1、driver配置设置
采用了无头模式,并模拟用户在浏览器中的行为,来躲过闲鱼网站的反爬机制。设置chrome的能力来启用CDP,设置capabilities日志捕获,来获取点击操作后的请求响应。创建实例
def driver():
from selenium import webdriver
from selenium.webdriver.chrome.options import Options
chrome_options = Options()
chrome_options.add_experimental_option("prefs", {"profile.default_content_settings": {"images": 2}})
chrome_options.add_experimental_option('excludeSwitches', ['enable-logging'])
chrome_options.add_argument("--headless")
chrome_options.add_argument("--no-sandbox")
chrome_options.add_argument("--disable-dev-shm-usage")
chrome_options.add_argument("--disable-gpu")
chrome_options.add_argument("--window-size=1920,1080")
chrome_options.add_argument(
"user-agent=Mozilla/5.0 (Windows NT 10.0; Win64; x64) AppleWebKit/537.36 (KHTML, like Gecko) Chrome/91.0.4472.124 Safari/537.36")

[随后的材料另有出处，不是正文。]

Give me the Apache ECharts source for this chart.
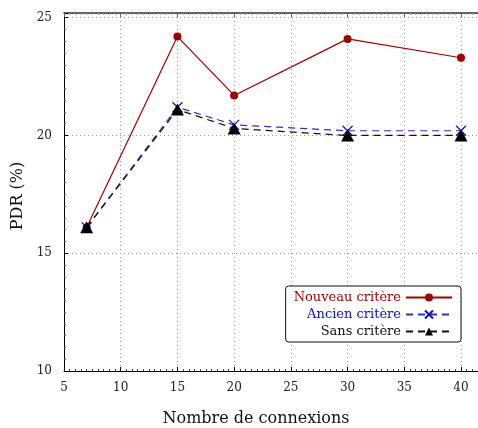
<!DOCTYPE html>
<html><head><meta charset="utf-8">
<script src="https://cdn.jsdelivr.net/npm/echarts@6/dist/echarts.min.js"></script>
<style>html,body{margin:0;padding:0;background:#fff}#c{width:478px;height:428px}</style>
</head><body><div id="c"></div>
<script>
const connexions = [7, 15, 20, 30, 40];
const nouveau = [16.1, 24.2, 21.7, 24.1, 23.3];
const ancien = [16.1, 21.2, 20.45, 20.2, 20.2];
const sans = [16.1, 21.1, 20.3, 20.0, 20.0];
const seriesNames = ['Nouveau critère', 'Ancien critère', 'Sans critère'];
const xTicks = [5, 10, 15, 20, 25, 30, 35, 40];
const yTicks = [10, 15, 20, 25];

const FONT = 'DejaVu Serif';
const pairs = (ys) => connexions.map((x, i) => [x, ys[i]]);
const chart = echarts.init(document.getElementById('c'));
const gridLine = {show: true, lineStyle: {color: '#9a9a9a', type: [1, 3], width: 1}};
chart.setOption({
  animation: false,
  grid: {left: 64, right: 0, top: 13, bottom: 57, outerBoundsMode: 'none', containLabel: false},
  xAxis: [{
    type: 'value', min: 5, max: 41.5, interval: 5,
    axisLine: {show: true, onZero: false, lineStyle: {color: '#000', width: 1}},
    axisTick: {show: true, inside: true, length: 4, lineStyle: {color: '#000'}},
    minorTick: {show: true, splitNumber: 10, length: 2, lineStyle: {color: '#444'}},
    axisLabel: {color: '#222', fontFamily: FONT, fontSize: 12, margin: 11, showMaxLabel: false,
      formatter: v => xTicks.includes(v) ? String(v) : ''},
    splitLine: gridLine,
    name: 'Nombre de connexions', nameLocation: 'middle', nameGap: 40,
    nameTextStyle: {fontFamily: FONT, fontSize: 16, color: '#111', padding: [0, 30, 0, 0]}
  }, {
    type: 'value', position: 'top', min: 5, max: 41.5, interval: 5,
    axisLine: {show: true, onZero: false, lineStyle: {color: '#333', width: 1.5}},
    axisTick: {show: true, inside: true, length: 4, lineStyle: {color: '#666'}},
    minorTick: {show: true, splitNumber: 10, length: 2, lineStyle: {color: '#999'}},
    axisLabel: {show: false}, splitLine: {show: false}
  }],
  yAxis: {
    type: 'value', min: 10, max: 25.2, interval: 5,
    axisLine: {show: true, onZero: false, lineStyle: {color: '#000', width: 1}},
    axisTick: {show: true, inside: true, length: 4, lineStyle: {color: '#000'}},
    minorTick: {show: true, splitNumber: 10, length: 2, lineStyle: {color: '#555'}},
    axisLabel: {color: '#222', fontFamily: FONT, fontSize: 12, margin: 12,
      formatter: v => yTicks.includes(v) ? String(v) : ''},
    splitLine: gridLine,
    name: 'PDR (%)', nameLocation: 'middle', nameGap: 38, nameRotate: 90,
    nameTextStyle: {fontFamily: FONT, fontSize: 16, color: '#111', padding: [0, 8, 0, 0]}
  },
  legend: {
    right: 17, top: 286, orient: 'vertical', align: 'right',
    itemWidth: 46, itemHeight: 10, itemGap: 4,
    padding: [5, 8, 4, 8],
    borderColor: '#111', borderWidth: 1, borderRadius: 3, backgroundColor: '#fff',
    textStyle: {fontFamily: FONT, fontSize: 13},
    data: [
      {name: seriesNames[0], textStyle: {color: '#a00000'}},
      {name: seriesNames[1], textStyle: {color: '#1010c0'}},
      {name: seriesNames[2], textStyle: {color: '#111'}}
    ]
  },
  series: [{
    name: seriesNames[0], type: 'line', data: pairs(nouveau), z: 3,
    symbol: 'circle', symbolSize: 8,
    lineStyle: {color: '#a00000', width: 1.2},
    itemStyle: {color: '#a00000'}
  }, {
    name: seriesNames[1], type: 'line', data: pairs(ancien), z: 4,
    symbol: 'path://M0,0L10,10M10,0L0,10', symbolSize: 10, symbolKeepAspect: true,
    lineStyle: {color: '#3030c8', width: 1.2, type: [7, 5]},
    itemStyle: {color: 'rgba(0,0,0,0)', borderColor: '#1010c0', borderWidth: 1.2}
  }, {
    name: seriesNames[2], type: 'line', data: pairs(sans), z: 5,
    symbol: 'triangle', symbolSize: [13, 12],
    lineStyle: {color: '#111', width: 1.2, type: [7, 5]},
    itemStyle: {color: '#000'}
  }]
});
</script></body></html>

chrome_options.add_experimental_option("excludeSwitches", ["enable-automation"])
chrome_options.add_experimental_option("useAutomationExtension", False)
chrome_options.set_capability('goog:loggingPrefs', {'performance': 'ALL'})

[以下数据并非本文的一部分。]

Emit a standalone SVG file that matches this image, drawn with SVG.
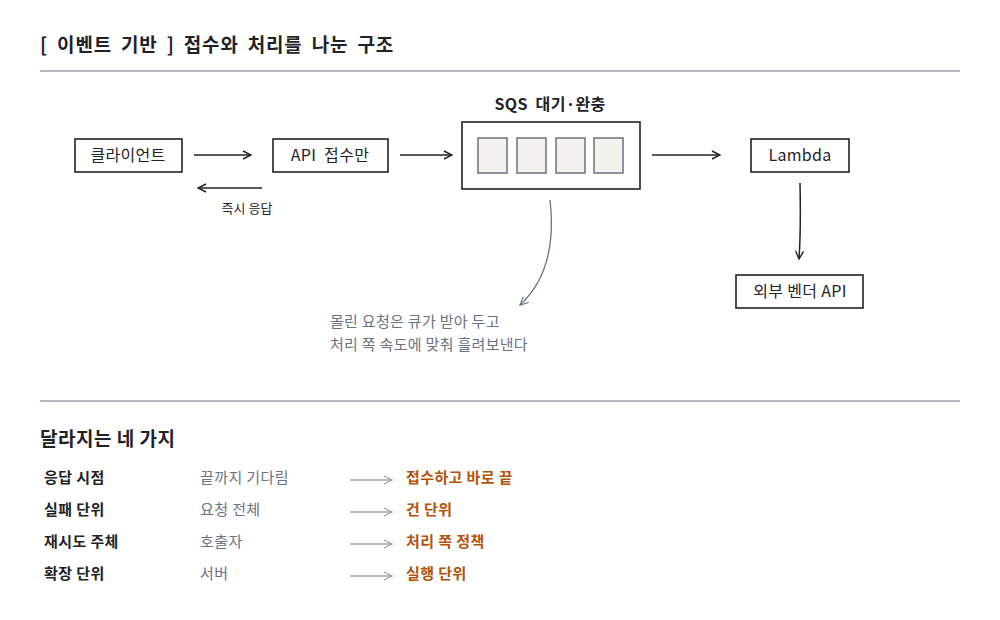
<svg xmlns="http://www.w3.org/2000/svg" width="1000" height="620" viewBox="0 0 1000 620">
<defs>
<marker id="ah" markerWidth="10" markerHeight="10" refX="9" refY="5" orient="auto" markerUnits="userSpaceOnUse"><path d="M1,1 L9,5 L1,9" fill="none" stroke="#1f2328" stroke-width="1.4"/></marker>
<marker id="ag" markerWidth="10" markerHeight="10" refX="9" refY="5" orient="auto" markerUnits="userSpaceOnUse"><path d="M1,1 L9,5 L1,9" fill="none" stroke="#6b7280" stroke-width="1.2"/></marker>
<marker id="al" markerWidth="10" markerHeight="10" refX="9" refY="5" orient="auto" markerUnits="userSpaceOnUse"><path d="M1,1 L9,5 L1,9" fill="none" stroke="#9aa3af" stroke-width="1.2"/></marker>
</defs>
<style>
text{font-family:"Noto Sans CJK KR","Noto Sans",sans-serif;}
.box{fill:#fff;stroke:#1f2328;stroke-width:1.6}
.t{font-size:16px;fill:#1f2328;text-anchor:middle;letter-spacing:0.3px}
.cell{fill:#f3f1ee;stroke:#6b7280;stroke-width:1.5}
.ln{stroke:#1f2328;stroke-width:1.5;fill:none}
.rl{font-size:15px;fill:#1f2328;font-weight:bold;letter-spacing:0.4px}
.rm{font-size:15px;fill:#6b7280;letter-spacing:0.4px}
.rr{font-size:15px;fill:#b45309;font-weight:bold;letter-spacing:0.4px}
.sep{stroke:#9aa3af;stroke-width:1.3}
</style>
<rect width="1000" height="620" fill="#fff"/>
<text x="40" y="52" font-size="19" font-weight="bold" fill="#1f2328" letter-spacing="0.8" word-spacing="4">[ 이벤트 기반 ]  접수와 처리를 나눈 구조</text>
<line class="sep" x1="40" y1="71" x2="960" y2="71"/>
<g id="client"><rect class="box" x="75" y="139" width="107" height="33"/><text class="t" x="128" y="161">클라이언트</text></g>
<g id="api"><rect class="box" x="273" y="139" width="115" height="33"/><text class="t" x="330" y="161" word-spacing="4">API 접수만</text></g>
<g id="sqs"><text class="t" x="550" y="110" font-weight="bold" word-spacing="4">SQS 대기·완충</text>
<rect class="box" x="462" y="122" width="178" height="67"/>
<rect class="cell" x="478" y="138" width="29" height="35"/><rect class="cell" x="517" y="138" width="29" height="35"/><rect class="cell" x="556" y="138" width="29" height="35"/><rect class="cell" x="594" y="138" width="29" height="35"/></g>
<g id="lambda"><rect class="box" x="751" y="139" width="98" height="33"/><text class="t" x="800" y="161">Lambda</text></g>
<g id="vendor"><rect class="box" x="736" y="275" width="127" height="33"/><text class="t" x="800" y="297">외부 벤더 API</text></g>
<g id="connectors">
<line class="ln" x1="194" y1="155" x2="251" y2="155" marker-end="url(#ah)"/>
<line class="ln" x1="400" y1="155" x2="452" y2="155" marker-end="url(#ah)"/>
<line class="ln" x1="652" y1="155" x2="720" y2="155" marker-end="url(#ah)"/>
<line class="ln" x1="262" y1="188" x2="198" y2="188" marker-end="url(#ah)"/>
<text x="247" y="213" font-size="13" fill="#1f2328" text-anchor="middle">즉시 응답</text>
<path class="ln" d="M800,183 Q801,230 799,259" marker-end="url(#ah)"/>
<path d="M550,200 Q558,270 520,305" fill="none" stroke="#6b7280" stroke-width="1.3" marker-end="url(#ag)"/>
</g>
<text x="330" y="327" font-size="15" fill="#6b7280" letter-spacing="0.3">몰린 요청은 큐가 받아 두고</text>
<text x="330" y="350" font-size="15" fill="#6b7280" letter-spacing="0.3">처리 쪽 속도에 맞춰 흘려보낸다</text>
<line class="sep" x1="40" y1="401" x2="960" y2="401"/>
<text x="40" y="446" font-size="19" font-weight="bold" fill="#1f2328" letter-spacing="0.5">달라지는 네 가지</text>
<g>
<text class="rl" x="44" y="483">응답 시점</text><text class="rm" x="200" y="483">끝까지 기다림</text><line x1="350" y1="480" x2="392" y2="480" stroke="#9aa3af" stroke-width="1.3" marker-end="url(#al)"/><text class="rr" x="406" y="483">접수하고 바로 끝</text>
<text class="rl" x="44" y="515">실패 단위</text><text class="rm" x="200" y="515">요청 전체</text><line x1="350" y1="512" x2="392" y2="512" stroke="#9aa3af" stroke-width="1.3" marker-end="url(#al)"/><text class="rr" x="406" y="515">건 단위</text>
<text class="rl" x="44" y="547">재시도 주체</text><text class="rm" x="200" y="547">호출자</text><line x1="350" y1="544" x2="392" y2="544" stroke="#9aa3af" stroke-width="1.3" marker-end="url(#al)"/><text class="rr" x="406" y="547">처리 쪽 정책</text>
<text class="rl" x="44" y="579">확장 단위</text><text class="rm" x="200" y="579">서버</text><line x1="350" y1="576" x2="392" y2="576" stroke="#9aa3af" stroke-width="1.3" marker-end="url(#al)"/><text class="rr" x="406" y="579">실행 단위</text>
</g>
</svg>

driver = webdriver.Chrome(options=chrome_options)
driver.get('https://www.goofish.com/')
yield driver
driver.quit()
2、自动化主体,引用实例,根据用户输入的商品名称,在页面搜索,将页面操作产生的请求响应全部捕捉,并提取精确url目标的信息,将获取到的信息处理后提取对应的商品信息,首次运行会直接邮件通知,后面每次循环只有当商品数量比上次多时才会邮件通知。

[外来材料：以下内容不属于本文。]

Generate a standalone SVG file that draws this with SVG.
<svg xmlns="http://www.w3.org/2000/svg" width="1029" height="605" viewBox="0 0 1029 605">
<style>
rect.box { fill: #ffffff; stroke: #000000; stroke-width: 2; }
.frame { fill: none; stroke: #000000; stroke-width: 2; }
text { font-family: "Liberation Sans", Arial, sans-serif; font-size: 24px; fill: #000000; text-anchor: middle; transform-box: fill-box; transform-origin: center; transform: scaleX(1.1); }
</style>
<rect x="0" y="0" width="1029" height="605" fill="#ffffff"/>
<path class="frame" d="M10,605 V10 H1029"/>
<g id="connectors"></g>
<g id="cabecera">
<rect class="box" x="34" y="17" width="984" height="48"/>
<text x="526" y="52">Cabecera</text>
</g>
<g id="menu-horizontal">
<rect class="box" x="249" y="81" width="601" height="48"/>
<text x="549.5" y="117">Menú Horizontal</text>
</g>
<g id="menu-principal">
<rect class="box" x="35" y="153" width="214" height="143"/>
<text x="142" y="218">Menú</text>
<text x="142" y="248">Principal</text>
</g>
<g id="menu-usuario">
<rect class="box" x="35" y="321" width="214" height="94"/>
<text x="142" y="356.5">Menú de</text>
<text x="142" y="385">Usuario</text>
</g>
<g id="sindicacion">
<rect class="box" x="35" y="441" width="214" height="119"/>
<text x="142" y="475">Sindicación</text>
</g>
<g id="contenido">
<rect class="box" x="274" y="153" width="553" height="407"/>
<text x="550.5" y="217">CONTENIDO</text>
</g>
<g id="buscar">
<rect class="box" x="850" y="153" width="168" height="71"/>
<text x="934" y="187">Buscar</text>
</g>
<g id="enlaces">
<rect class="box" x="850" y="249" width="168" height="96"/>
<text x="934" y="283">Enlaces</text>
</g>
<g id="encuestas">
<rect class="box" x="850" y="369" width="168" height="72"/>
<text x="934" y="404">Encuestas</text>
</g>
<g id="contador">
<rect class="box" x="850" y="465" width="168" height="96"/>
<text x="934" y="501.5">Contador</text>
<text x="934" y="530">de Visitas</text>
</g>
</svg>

@pytest.mark.usefixtures("driver")
class Testxianyu1:
def __init__(self):
self.email_notifier = EmailNotifier() # 使用 EmailNotifier 类
@pytest.mark.parametrize("name", [("努比亚阿尔法手表")])
def test_xianyushangping(self, driver, name):
print(f"开始搜索 {name}...")
search_input = WebDriverWait(driver, 20).until(
EC.visibility_of_element_located((By.CSS_SELECTOR, ".search-input--WY2l9QD3"))
)
search_input.click()
search_input.send_keys(name + Keys.ENTER)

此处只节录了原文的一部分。